_Exercise task_
Begin with the first line of the material and write out each line exactly, ending with the line that contains "303, 333, 356]". Pictures are not part of the copy.

--- START Material provided ---

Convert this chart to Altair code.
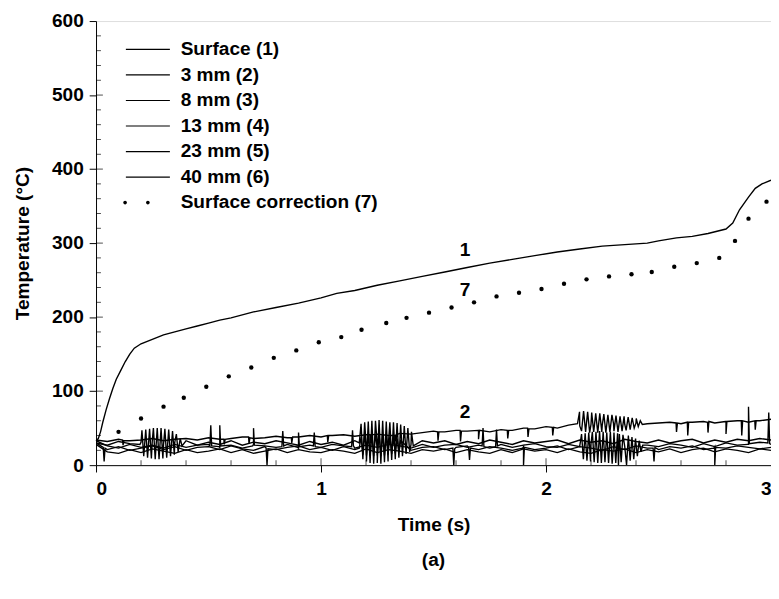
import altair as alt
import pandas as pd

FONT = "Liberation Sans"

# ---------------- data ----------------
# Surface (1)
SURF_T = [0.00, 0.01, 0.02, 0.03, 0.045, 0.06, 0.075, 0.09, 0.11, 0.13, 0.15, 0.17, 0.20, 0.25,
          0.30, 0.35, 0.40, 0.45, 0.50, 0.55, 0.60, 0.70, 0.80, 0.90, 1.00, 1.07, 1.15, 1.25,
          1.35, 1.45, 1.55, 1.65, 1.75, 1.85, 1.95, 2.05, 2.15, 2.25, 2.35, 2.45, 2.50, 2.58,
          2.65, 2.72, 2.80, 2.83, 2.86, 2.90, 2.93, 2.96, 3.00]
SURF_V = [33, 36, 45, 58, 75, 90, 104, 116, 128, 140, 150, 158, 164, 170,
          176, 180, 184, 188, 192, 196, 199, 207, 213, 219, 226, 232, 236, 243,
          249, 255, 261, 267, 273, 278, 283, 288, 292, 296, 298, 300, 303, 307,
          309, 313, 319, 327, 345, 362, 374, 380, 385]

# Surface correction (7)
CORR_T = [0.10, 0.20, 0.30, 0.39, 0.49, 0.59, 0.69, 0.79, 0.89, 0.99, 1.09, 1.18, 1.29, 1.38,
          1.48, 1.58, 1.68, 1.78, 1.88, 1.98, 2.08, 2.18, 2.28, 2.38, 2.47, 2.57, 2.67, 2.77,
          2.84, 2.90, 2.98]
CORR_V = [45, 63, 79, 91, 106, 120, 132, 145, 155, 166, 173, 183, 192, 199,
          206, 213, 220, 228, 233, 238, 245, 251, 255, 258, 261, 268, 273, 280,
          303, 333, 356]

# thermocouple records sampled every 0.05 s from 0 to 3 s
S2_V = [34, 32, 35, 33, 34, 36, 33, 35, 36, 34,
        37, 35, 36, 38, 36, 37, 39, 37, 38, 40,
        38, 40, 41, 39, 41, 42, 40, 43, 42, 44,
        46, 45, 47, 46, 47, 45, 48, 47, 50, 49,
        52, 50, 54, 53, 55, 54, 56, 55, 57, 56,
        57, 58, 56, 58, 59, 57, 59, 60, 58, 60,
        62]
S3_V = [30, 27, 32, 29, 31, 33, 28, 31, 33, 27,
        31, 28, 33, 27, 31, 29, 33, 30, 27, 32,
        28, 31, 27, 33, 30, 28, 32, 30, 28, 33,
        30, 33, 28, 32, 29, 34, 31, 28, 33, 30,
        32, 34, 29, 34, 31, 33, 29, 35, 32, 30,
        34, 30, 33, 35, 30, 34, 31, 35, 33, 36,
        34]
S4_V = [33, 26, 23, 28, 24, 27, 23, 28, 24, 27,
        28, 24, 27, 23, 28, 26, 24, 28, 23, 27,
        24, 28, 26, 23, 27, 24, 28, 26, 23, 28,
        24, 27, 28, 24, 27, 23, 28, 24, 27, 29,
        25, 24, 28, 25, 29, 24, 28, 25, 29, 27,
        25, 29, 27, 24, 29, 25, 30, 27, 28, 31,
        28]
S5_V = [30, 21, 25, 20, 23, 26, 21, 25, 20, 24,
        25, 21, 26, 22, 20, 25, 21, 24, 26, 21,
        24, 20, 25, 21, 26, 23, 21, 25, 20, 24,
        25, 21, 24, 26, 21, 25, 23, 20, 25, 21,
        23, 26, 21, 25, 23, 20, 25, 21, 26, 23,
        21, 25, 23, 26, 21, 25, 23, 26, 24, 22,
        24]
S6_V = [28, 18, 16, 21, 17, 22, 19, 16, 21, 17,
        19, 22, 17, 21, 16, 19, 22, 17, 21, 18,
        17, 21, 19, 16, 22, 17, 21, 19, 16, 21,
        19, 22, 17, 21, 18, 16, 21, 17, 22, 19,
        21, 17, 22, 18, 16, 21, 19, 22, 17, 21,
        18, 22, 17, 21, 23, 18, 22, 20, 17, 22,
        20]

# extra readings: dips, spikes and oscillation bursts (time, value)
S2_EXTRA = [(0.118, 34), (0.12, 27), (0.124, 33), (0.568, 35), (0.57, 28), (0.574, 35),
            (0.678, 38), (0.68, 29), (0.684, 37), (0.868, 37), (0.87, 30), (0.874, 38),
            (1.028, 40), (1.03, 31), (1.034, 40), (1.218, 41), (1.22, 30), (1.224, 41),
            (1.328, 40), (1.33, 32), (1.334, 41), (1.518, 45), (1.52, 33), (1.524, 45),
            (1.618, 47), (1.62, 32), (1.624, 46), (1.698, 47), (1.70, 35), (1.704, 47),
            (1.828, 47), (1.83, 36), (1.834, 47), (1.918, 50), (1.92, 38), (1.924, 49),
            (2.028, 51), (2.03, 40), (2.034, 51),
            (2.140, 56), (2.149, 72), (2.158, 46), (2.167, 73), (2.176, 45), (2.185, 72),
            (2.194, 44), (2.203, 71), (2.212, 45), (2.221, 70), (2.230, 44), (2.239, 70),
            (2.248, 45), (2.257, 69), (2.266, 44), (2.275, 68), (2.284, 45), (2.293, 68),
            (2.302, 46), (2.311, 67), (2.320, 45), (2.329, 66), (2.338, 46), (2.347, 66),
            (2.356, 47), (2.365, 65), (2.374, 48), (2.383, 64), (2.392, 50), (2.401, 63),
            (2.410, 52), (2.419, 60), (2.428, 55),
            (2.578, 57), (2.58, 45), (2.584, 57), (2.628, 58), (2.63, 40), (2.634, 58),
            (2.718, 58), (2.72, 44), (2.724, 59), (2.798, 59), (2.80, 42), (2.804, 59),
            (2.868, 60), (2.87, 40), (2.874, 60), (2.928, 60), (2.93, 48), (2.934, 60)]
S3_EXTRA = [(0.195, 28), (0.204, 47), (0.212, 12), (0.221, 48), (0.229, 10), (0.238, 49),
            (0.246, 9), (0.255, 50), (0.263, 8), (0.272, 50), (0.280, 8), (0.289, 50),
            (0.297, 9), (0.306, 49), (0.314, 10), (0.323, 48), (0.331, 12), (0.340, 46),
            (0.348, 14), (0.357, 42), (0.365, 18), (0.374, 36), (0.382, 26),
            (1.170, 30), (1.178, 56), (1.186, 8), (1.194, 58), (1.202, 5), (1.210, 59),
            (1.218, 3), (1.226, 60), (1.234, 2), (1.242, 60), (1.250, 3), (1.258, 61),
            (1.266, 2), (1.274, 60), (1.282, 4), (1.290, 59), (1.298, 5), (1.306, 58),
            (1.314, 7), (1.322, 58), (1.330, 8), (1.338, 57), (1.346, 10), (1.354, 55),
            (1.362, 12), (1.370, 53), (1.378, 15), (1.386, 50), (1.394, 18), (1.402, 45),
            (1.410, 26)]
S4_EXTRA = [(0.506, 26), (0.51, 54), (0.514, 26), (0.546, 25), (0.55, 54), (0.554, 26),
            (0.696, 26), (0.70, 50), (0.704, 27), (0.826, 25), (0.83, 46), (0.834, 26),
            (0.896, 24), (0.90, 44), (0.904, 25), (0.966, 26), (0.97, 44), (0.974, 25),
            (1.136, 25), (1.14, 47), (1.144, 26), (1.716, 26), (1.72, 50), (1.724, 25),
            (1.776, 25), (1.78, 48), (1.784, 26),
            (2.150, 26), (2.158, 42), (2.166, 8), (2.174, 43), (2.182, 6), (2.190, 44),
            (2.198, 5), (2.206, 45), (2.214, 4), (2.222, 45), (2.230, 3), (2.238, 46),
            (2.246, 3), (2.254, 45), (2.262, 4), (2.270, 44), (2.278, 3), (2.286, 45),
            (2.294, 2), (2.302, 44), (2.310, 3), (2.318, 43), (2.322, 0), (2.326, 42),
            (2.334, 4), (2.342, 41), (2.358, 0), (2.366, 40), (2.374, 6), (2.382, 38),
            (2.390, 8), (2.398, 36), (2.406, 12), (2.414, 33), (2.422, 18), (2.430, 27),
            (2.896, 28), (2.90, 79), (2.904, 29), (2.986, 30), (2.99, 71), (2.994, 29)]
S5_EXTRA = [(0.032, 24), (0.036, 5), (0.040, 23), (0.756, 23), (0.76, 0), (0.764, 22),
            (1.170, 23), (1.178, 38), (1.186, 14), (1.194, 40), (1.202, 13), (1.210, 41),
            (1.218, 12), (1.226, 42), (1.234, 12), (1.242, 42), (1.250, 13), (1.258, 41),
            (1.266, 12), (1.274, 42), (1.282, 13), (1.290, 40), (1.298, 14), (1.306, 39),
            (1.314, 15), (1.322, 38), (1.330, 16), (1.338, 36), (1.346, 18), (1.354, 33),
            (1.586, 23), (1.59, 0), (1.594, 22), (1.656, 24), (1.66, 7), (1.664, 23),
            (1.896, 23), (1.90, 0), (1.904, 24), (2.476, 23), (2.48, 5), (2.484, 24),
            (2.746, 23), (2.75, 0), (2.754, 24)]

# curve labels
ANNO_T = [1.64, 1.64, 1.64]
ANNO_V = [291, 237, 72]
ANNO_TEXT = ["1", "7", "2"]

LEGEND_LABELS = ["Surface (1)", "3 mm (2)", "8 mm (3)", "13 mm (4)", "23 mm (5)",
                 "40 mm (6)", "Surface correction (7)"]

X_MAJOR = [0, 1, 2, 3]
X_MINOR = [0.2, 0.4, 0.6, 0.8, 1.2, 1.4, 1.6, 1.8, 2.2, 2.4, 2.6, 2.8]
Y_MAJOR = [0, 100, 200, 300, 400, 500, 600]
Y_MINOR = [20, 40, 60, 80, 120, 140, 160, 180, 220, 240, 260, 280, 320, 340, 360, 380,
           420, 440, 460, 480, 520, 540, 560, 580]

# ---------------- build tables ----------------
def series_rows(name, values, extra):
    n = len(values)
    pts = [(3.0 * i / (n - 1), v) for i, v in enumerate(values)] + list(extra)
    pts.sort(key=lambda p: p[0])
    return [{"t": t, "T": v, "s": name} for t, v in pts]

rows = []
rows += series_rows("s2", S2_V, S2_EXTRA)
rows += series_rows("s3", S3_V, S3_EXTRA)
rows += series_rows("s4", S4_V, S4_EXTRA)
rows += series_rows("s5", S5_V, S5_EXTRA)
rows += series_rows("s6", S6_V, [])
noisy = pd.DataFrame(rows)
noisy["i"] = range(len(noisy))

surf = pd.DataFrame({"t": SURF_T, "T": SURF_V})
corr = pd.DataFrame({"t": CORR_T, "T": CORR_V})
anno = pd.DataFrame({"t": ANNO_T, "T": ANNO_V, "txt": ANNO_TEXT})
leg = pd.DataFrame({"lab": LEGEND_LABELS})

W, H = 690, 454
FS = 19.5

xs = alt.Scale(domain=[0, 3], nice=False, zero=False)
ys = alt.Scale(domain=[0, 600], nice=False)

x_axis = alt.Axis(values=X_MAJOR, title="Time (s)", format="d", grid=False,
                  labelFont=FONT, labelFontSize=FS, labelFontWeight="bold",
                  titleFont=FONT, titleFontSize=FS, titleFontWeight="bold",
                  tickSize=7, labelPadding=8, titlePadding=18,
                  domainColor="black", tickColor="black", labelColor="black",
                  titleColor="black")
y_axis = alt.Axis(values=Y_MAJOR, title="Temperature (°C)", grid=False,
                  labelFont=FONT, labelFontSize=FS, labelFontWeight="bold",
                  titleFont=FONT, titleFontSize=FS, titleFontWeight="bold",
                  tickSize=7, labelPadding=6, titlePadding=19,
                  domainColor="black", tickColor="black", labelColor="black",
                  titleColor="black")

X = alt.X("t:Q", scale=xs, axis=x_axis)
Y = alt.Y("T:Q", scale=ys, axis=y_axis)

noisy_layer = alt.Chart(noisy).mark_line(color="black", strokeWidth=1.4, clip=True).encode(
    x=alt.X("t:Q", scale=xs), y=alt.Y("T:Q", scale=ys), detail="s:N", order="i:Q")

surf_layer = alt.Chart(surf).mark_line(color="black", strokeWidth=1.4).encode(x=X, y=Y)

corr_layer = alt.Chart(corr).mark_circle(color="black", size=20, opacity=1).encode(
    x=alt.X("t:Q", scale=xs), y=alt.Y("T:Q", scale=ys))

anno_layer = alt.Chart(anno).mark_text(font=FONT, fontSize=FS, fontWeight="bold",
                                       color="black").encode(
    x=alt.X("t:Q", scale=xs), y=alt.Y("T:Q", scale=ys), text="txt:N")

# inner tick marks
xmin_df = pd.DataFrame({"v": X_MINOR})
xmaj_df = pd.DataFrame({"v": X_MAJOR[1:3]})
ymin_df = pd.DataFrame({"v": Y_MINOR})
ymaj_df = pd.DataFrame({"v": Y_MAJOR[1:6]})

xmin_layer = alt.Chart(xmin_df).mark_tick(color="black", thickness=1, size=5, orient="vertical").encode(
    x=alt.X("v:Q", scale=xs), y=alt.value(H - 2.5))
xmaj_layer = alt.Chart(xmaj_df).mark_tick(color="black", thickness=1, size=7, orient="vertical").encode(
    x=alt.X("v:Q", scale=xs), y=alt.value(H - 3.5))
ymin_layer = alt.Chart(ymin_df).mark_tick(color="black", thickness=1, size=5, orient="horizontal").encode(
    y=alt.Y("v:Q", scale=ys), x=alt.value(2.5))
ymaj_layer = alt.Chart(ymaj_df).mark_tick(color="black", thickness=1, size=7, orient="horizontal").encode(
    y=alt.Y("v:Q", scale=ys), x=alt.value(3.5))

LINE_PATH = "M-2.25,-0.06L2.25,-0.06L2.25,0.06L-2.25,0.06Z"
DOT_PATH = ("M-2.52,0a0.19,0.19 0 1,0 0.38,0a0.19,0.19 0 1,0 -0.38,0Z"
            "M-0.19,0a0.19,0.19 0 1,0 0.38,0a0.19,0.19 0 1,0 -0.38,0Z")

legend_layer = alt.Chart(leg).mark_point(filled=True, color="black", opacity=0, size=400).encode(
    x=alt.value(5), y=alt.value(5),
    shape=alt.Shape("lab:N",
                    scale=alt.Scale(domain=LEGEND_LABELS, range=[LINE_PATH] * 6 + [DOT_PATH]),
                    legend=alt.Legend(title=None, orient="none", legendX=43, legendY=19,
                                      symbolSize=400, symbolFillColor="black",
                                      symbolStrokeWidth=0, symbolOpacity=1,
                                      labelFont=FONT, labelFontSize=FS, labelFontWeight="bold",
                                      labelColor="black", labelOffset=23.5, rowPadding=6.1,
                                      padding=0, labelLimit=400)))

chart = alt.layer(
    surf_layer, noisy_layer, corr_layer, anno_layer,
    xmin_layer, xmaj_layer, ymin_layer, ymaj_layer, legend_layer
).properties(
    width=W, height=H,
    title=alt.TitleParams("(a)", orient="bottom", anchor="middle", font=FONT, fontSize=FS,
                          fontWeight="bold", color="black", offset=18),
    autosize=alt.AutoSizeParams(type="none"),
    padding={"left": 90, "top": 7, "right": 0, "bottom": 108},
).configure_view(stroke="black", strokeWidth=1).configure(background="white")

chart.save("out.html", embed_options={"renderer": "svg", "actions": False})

--- END Material provided ---

_Problem solution_
Convert this chart to Altair code.
import altair as alt
import pandas as pd

FONT = "Liberation Sans"

# ---------------- data ----------------
# Surface (1)
SURF_T = [0.00, 0.01, 0.02, 0.03, 0.045, 0.06, 0.075, 0.09, 0.11, 0.13, 0.15, 0.17, 0.20, 0.25,
          0.30, 0.35, 0.40, 0.45, 0.50, 0.55, 0.60, 0.70, 0.80, 0.90, 1.00, 1.07, 1.15, 1.25,
          1.35, 1.45, 1.55, 1.65, 1.75, 1.85, 1.95, 2.05, 2.15, 2.25, 2.35, 2.45, 2.50, 2.58,
          2.65, 2.72, 2.80, 2.83, 2.86, 2.90, 2.93, 2.96, 3.00]
SURF_V = [33, 36, 45, 58, 75, 90, 104, 116, 128, 140, 150, 158, 164, 170,
          176, 180, 184, 188, 192, 196, 199, 207, 213, 219, 226, 232, 236, 243,
          249, 255, 261, 267, 273, 278, 283, 288, 292, 296, 298, 300, 303, 307,
          309, 313, 319, 327, 345, 362, 374, 380, 385]

# Surface correction (7)
CORR_T = [0.10, 0.20, 0.30, 0.39, 0.49, 0.59, 0.69, 0.79, 0.89, 0.99, 1.09, 1.18, 1.29, 1.38,
          1.48, 1.58, 1.68, 1.78, 1.88, 1.98, 2.08, 2.18, 2.28, 2.38, 2.47, 2.57, 2.67, 2.77,
          2.84, 2.90, 2.98]
CORR_V = [45, 63, 79, 91, 106, 120, 132, 145, 155, 166, 173, 183, 192, 199,
          206, 213, 220, 228, 233, 238, 245, 251, 255, 258, 261, 268, 273, 280,
          303, 333, 356]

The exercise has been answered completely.